— START Data provided —

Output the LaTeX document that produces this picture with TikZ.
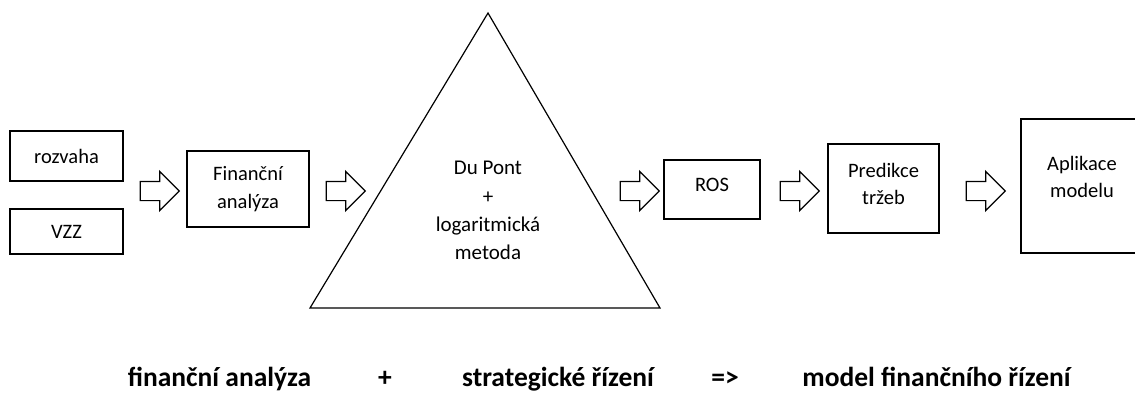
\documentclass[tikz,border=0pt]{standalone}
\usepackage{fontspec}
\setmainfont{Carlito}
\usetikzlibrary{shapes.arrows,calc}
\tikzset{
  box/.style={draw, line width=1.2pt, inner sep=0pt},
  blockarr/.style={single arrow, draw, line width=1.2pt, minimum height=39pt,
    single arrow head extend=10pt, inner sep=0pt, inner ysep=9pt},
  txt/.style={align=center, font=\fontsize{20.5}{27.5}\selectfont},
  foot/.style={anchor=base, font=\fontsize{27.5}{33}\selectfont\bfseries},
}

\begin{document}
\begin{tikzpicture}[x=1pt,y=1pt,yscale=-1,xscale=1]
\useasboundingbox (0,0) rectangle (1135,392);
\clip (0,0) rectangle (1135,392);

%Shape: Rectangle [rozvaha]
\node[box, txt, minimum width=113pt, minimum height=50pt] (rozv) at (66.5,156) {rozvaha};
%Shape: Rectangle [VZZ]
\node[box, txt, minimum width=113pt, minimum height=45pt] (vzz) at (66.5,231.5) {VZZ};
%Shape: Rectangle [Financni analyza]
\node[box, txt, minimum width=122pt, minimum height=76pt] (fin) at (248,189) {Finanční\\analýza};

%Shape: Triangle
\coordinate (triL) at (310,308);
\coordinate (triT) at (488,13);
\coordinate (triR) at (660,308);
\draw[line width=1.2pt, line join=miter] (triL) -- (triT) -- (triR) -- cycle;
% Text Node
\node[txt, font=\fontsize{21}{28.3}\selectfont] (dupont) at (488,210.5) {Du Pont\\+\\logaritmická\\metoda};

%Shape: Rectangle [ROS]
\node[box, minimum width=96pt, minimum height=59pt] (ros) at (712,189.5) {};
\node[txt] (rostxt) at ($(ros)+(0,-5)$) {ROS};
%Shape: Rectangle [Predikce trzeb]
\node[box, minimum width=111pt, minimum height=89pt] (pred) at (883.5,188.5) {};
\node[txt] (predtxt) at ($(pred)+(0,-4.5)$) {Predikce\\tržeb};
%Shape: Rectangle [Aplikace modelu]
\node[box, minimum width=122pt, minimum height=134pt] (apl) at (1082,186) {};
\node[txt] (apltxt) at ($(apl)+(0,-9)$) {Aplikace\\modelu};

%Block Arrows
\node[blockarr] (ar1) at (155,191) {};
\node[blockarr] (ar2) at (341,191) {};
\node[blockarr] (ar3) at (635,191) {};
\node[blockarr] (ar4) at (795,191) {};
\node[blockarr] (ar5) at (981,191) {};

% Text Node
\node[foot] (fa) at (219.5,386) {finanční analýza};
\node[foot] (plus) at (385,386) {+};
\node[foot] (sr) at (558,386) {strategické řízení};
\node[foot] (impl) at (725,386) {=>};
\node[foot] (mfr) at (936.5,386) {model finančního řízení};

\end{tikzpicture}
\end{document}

— END Data provided —

--- Given task ---
Restate exactly, please, only the lines between the start of the data and the line containing "width=122pt, minimum height=76pt]", both ends included, skipping the pictures.

--- Final result ---
Output the LaTeX document that produces this picture with TikZ.
\documentclass[tikz,border=0pt]{standalone}
\usepackage{fontspec}
\setmainfont{Carlito}
\usetikzlibrary{shapes.arrows,calc}
\tikzset{
  box/.style={draw, line width=1.2pt, inner sep=0pt},
  blockarr/.style={single arrow, draw, line width=1.2pt, minimum height=39pt,
    single arrow head extend=10pt, inner sep=0pt, inner ysep=9pt},
  txt/.style={align=center, font=\fontsize{20.5}{27.5}\selectfont},
  foot/.style={anchor=base, font=\fontsize{27.5}{33}\selectfont\bfseries},
}

\begin{document}
\begin{tikzpicture}[x=1pt,y=1pt,yscale=-1,xscale=1]
\useasboundingbox (0,0) rectangle (1135,392);
\clip (0,0) rectangle (1135,392);

%Shape: Rectangle [rozvaha]
\node[box, txt, minimum width=113pt, minimum height=50pt] (rozv) at (66.5,156) {rozvaha};
%Shape: Rectangle [VZZ]
\node[box, txt, minimum width=113pt, minimum height=45pt] (vzz) at (66.5,231.5) {VZZ};
%Shape: Rectangle [Financni analyza]
\node[box, txt, minimum width=122pt, minimum height=76pt] (fin) at (248,189) {Finanční\\analýza};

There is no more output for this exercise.